Excelente entrevista. Nota 10 para a entrevistada e nota 10 para o entrevistador. Como dizia no tempo do velho “O Paquim”: “é lúcido, válido e inserido no contexto !: Parabéns
Oi Gravatá, muito obrigada pelo comentário. Será que se lembra de mim, na Goiânia de antigamente?
Claro que me lembro. Abraçao para o Steve, geólogo da velha guarda. Bj
Parabéns pela excelente entrevista com a brilhante Maria Amélia q só nos agrega conhecimento com seu olhar objetivo e ao mesmo tempo empático!

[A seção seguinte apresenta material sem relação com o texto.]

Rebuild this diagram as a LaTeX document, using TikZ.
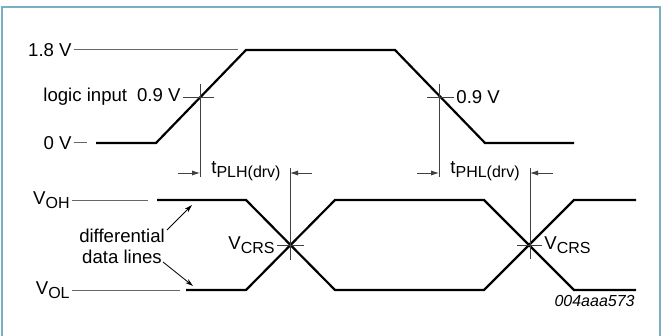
\documentclass[tikz,border=0pt]{standalone}
\usepackage{fontspec}
\setmainfont{Liberation Sans}
\usetikzlibrary{arrows.meta}
\definecolor{framec}{RGB}{122,176,196}
\newcommand{\lo}[1]{\raisebox{-0.45ex}{\fontsize{8}{9}\selectfont #1}}
\begin{document}
\begin{tikzpicture}
[x=0.5pt,y=-0.5pt,
 wave/.style={line width=1.1pt},
 lvl/.style={black!60,line width=0.5pt},
 guide/.style={black!75,line width=0.45pt},
 lbl/.style={font=\fontsize{9.3}{11}\selectfont,inner sep=1pt},
 tarrow/.style={guide,-{Latex[length=4pt,width=2.6pt]}},
 carrow/.style={line width=0.4pt,-{Stealth[length=4pt,width=2.4pt]}}]
\useasboundingbox (0,0) rectangle (662,336);
\draw[framec,line width=0.8pt] (2,336) -- (2,7) -- (660,7) -- (660,336);
% logic input
\node[lbl,anchor=east] (hi) at (74,50) {1.8 V};
\node[lbl,anchor=east] (lo) at (74,143) {0 V};
\node[lbl,anchor=east] (mid) at (183,97) {logic input\hspace{5pt}0.9 V};
\node[lbl,anchor=west] (mid2) at (454,97) {0.9 V};
\coordinate (hiend) at (238,50);
\coordinate (loend) at (87,143);
\draw[lvl] (hi) -- (hiend);
\draw[lvl] (lo) -- (loend);
\draw[wave] (96,143) -- (156,143) -- (246,50) -- (395,50) -- (485,143) -- (574,143);
\draw[guide] (mid.east) -- (214,97);
\draw[guide] (427,97) -- (mid2.west);
\draw[guide] (200,84) -- (200,177);
\draw[guide] (439,84) -- (439,177);
% delays
\node[lbl,anchor=west] (plh) at (209,171) {t\lo{PLH(drv)}};
\node[lbl,anchor=west] (phl) at (448,171) {t\lo{PHL(drv)}};
\coordinate (plhl) at (178,173);
\coordinate (plhr) at (312,173);
\coordinate (phll) at (417,173);
\coordinate (phlr) at (553,173);
\draw[tarrow] (plhl) -- (200,173);
\draw[tarrow] (plhr) -- (290,173);
\draw[tarrow] (phll) -- (439,173);
\draw[tarrow] (phlr) -- (530,173);
% data lines
\node[lbl,anchor=east] (voh) at (72,200) {V\lo{OH}};
\node[lbl,anchor=east] (vol) at (72,290) {V\lo{OL}};
\coordinate (vohend) at (148,200);
\coordinate (volend) at (180,290);
\draw[lvl] (voh) -- (vohend);
\draw[lvl] (vol) -- (volend);
\draw[wave] (157,200) -- (246,200) -- (335,290) -- (484,290) -- (574,200) -- (636,200);
\draw[wave] (186,290) -- (246,290) -- (335,200) -- (484,200) -- (574,290) -- (636,290);
\draw[guide] (290,168) -- (290,260);
\draw[guide] (530,168) -- (530,259);
\node[lbl,anchor=east] (crs1) at (277,245) {V\lo{CRS}};
\node[lbl,anchor=west] (crs2) at (542,245) {V\lo{CRS}};
\draw[guide] (crs1.east) -- (304,245);
\draw[guide] (517,245) -- (crs2.west);
\node[lbl,align=center] (dif) at (122,236) {differential};
\node[lbl,align=center] (dat) at (122,257) {data lines};
\coordinate (difto) at (192,205);
\coordinate (datto) at (193,286);
\draw[carrow] (167,230) -- (difto);
\draw[carrow] (163,262) -- (datto);
\node[lbl,anchor=east,font=\fontsize{8}{9}\selectfont\itshape] (code) at (637,301) {004aaa573};
\end{tikzpicture}
\end{document}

Gostei de ler a entrevista ! Muito lúcida, clara e objetiva. Parabéns Maria Amélia por compartilhar aqui suas percepções sobre questões que afetam as demandas do nosso tempo presente.
Adorei ler a entrevista Maria Amélia. Lembrei muito de suas aulas, que eu gostava muito. Como pesquisadora da temática indígena, faria apenas algumas observações sobre esse tema tão complexo, sem retirá-los do seu contexto, passado e presente. Assim como é necessário relativizar a violência e a cultura dos bandeirantes, inserindo-as no seu tempo; o mesmo deve ocorrer em relação aos indígenas, certamente com mais atenção, por se tratar daqueles que tiveram seus territórios invadidos. Mas isso sem nenhum romantismo, claro!!!!
Adoreiiiiiiiii, incrível por compartilhar de algumas opiniões, como simples observadora do mundo!